● Aim:
Print the material below exactly as it stands, please, from its first line to the line holding "return v - M", with no pictures.
○ ○ ○ ○ ○
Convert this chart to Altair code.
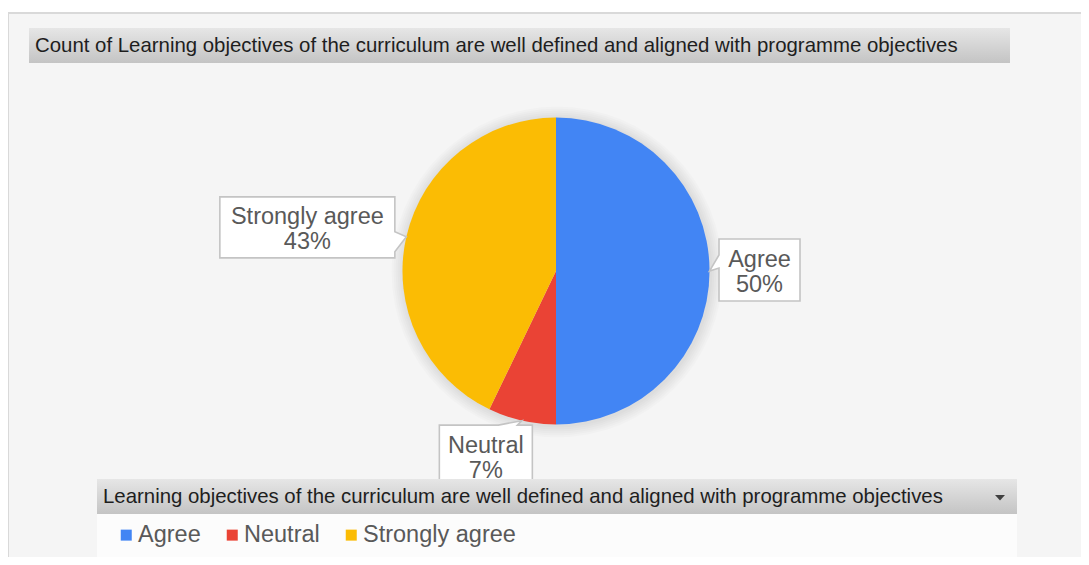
import math
import altair as alt
import pandas as pd

# ---------------- data ----------------
categories = ["Agree", "Neutral", "Strongly agree"]
counts = [7, 1, 6]
colors = ["#4285F4", "#EA4335", "#FBBC04"]
title_text = "Count of Learning objectives of the curriculum are well defined and aligned with programme objectives"
field_text = "Learning objectives of the curriculum are well defined and aligned with programme objectives"

# ---------------- layout / style ----------------
W, H = 1073, 549
M = 8  # page margin


def px(v):
    return v - M


CX, CY, R = px(556), px(271), 153.5
LABEL_FONT = "Liberation Sans"
HEAD_FONT = "Liberation Sans"
LABEL_SIZE = 23.5
HEAD_SIZE = 20.4

# callout boxes: offset of the box centre from the slice's outer mid-point,
# and the box outline (box-local pixels, pointer tip = -offset)
callout = {
    "Agree": {"off": (50, -1),
              "path": "M-40.5,-31H40.5V31H-40.5V-2L-50,1L-40.5,-15Z"},
    "Neutral": {"off": (-36, 35),
                "path": "M-46.5,-30.5H12.5L36,-35L31.5,-30.5H46.5V30.5H-46.5Z"},
    "Strongly agree": {"off": (-99, -9.5),
                       "path": "M-87.5,-30.5H87.5V4.5L99,9.5L87.5,24.5V30.5H-87.5Z"},
}

# ---------------- derived table ----------------
total = sum(counts)
rows = []
cum = 0
for i, (c, n) in enumerate(zip(categories, counts)):
    mid = (cum + n / 2) / total * 2 * math.pi
    cum += n
    ex = CX + R * math.sin(mid)
    ey = CY - R * math.cos(mid)
    ox, oy = callout[c]["off"]
    rows.append({
        "cat": c, "count": n, "ord": i,
        "label": f"{c}\n{round(n / total * 100)}%",
        "bx": ex + ox, "by": ey + oy,
        "path": callout[c]["path"],
    })
df = pd.DataFrame(rows)
one = pd.DataFrame({"k": [0]})

grad = alt.LinearGradient(
    gradient="linear",
    stops=[alt.GradientStop(color="#e6e6e6", offset=0),
           alt.GradientStop(color="#c4c4c4", offset=1)],
    x1=0, x2=0, y1=0, y2=1,
)


def box(x0, x1, y0, y1, **kw):
    return alt.Chart(one).mark_rect(**kw).encode(
        x=alt.value(px(x0)), x2=alt.value(px(x1)),
        y=alt.value(px(y0)), y2=alt.value(px(y1)))


frame = box(8, 1100, 13, 600, color="#f5f5f5", stroke="#d9d9d9", strokeWidth=2)
title_bar = box(29, 1010, 28, 63, color=grad)
title = alt.Chart(one).mark_text(
    text=title_text, align="left", baseline="middle", font=HEAD_FONT,
    fontSize=HEAD_SIZE, color="#1e1e1e").encode(x=alt.value(px(35)), y=alt.value(px(46)))

shadows = []
for k in range(1, 7):
    shadows.append(alt.Chart(one).mark_arc(
        theta=0, theta2=2 * math.pi, radius=R + 2 * k, color="#000000",
        opacity=0.017).encode(x=alt.value(CX + 1), y=alt.value(CY + 1)))

pie = alt.Chart(df).mark_arc(radius=R).encode(
    theta=alt.Theta("count:Q", stack=True),
    color=alt.Color("cat:N", scale=alt.Scale(domain=categories, range=colors),
                    legend=alt.Legend(
                        orient="none", legendX=106.5, legendY=515,
                        direction="horizontal", title=None,
                        symbolType="square", symbolSize=121,
                        symbolStrokeWidth=0, labelFont=LABEL_FONT,
                        labelFontSize=LABEL_SIZE, labelColor="#595959",
                        labelOffset=0, columnPadding=19, padding=0)),
    order=alt.Order("ord:Q"),
    x=alt.value(CX), y=alt.value(CY),
)

boxes = alt.Chart(df).mark_point(
    size=4, filled=True, fill="white", stroke="#c4c4c4", strokeWidth=1.6,
    opacity=1).encode(
    x=alt.X("bx:Q", scale=None, axis=None),
    y=alt.Y("by:Q", scale=None, axis=None),
    shape=alt.Shape("path:N", scale=None, legend=None),
)

labels = alt.Chart(df).mark_text(
    font=LABEL_FONT, fontSize=LABEL_SIZE, color="#595959", lineBreak="\n",
    lineHeight=25, align="center", baseline="middle", dy=-10).encode(
    x=alt.X("bx:Q", scale=None, axis=None),
    y=alt.Y("by:Q", scale=None, axis=None),
    text="label:N",
)

field_bar = box(97, 1017, 479, 514, color=grad)
legend_bg = box(97, 1017, 514, 558, color="#fcfcfc")
field = alt.Chart(one).mark_text(
    text=field_text, align="left", baseline="middle", font=HEAD_FONT,
    fontSize=HEAD_SIZE, color="#1e1e1e").encode(x=alt.value(px(103)), y=alt.value(px(497)))
arrow = alt.Chart(one).mark_point(
    shape="M-5,-2.5L5,-2.5L0,3Z", filled=True, color="#404040", size=4,
    opacity=1).encode(x=alt.value(px(1000)), y=alt.value(px(497.5)))

chart = alt.layer(
    frame, title_bar, title, *shadows, pie, boxes, labels,
    field_bar, legend_bg, field, arrow,
).properties(
    width=W, height=H, padding=0,
    autosize=alt.AutoSizeParams(type="none"),
    background="white",
).configure_view(strokeWidth=0)

chart.save("out.html", embed_options={"renderer": "svg", "actions": False})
○ ○ ○ ○ ○
● Right answer:
Convert this chart to Altair code.
import math
import altair as alt
import pandas as pd

# ---------------- data ----------------
categories = ["Agree", "Neutral", "Strongly agree"]
counts = [7, 1, 6]
colors = ["#4285F4", "#EA4335", "#FBBC04"]
title_text = "Count of Learning objectives of the curriculum are well defined and aligned with programme objectives"
field_text = "Learning objectives of the curriculum are well defined and aligned with programme objectives"

# ---------------- layout / style ----------------
W, H = 1073, 549
M = 8  # page margin


def px(v):
    return v - M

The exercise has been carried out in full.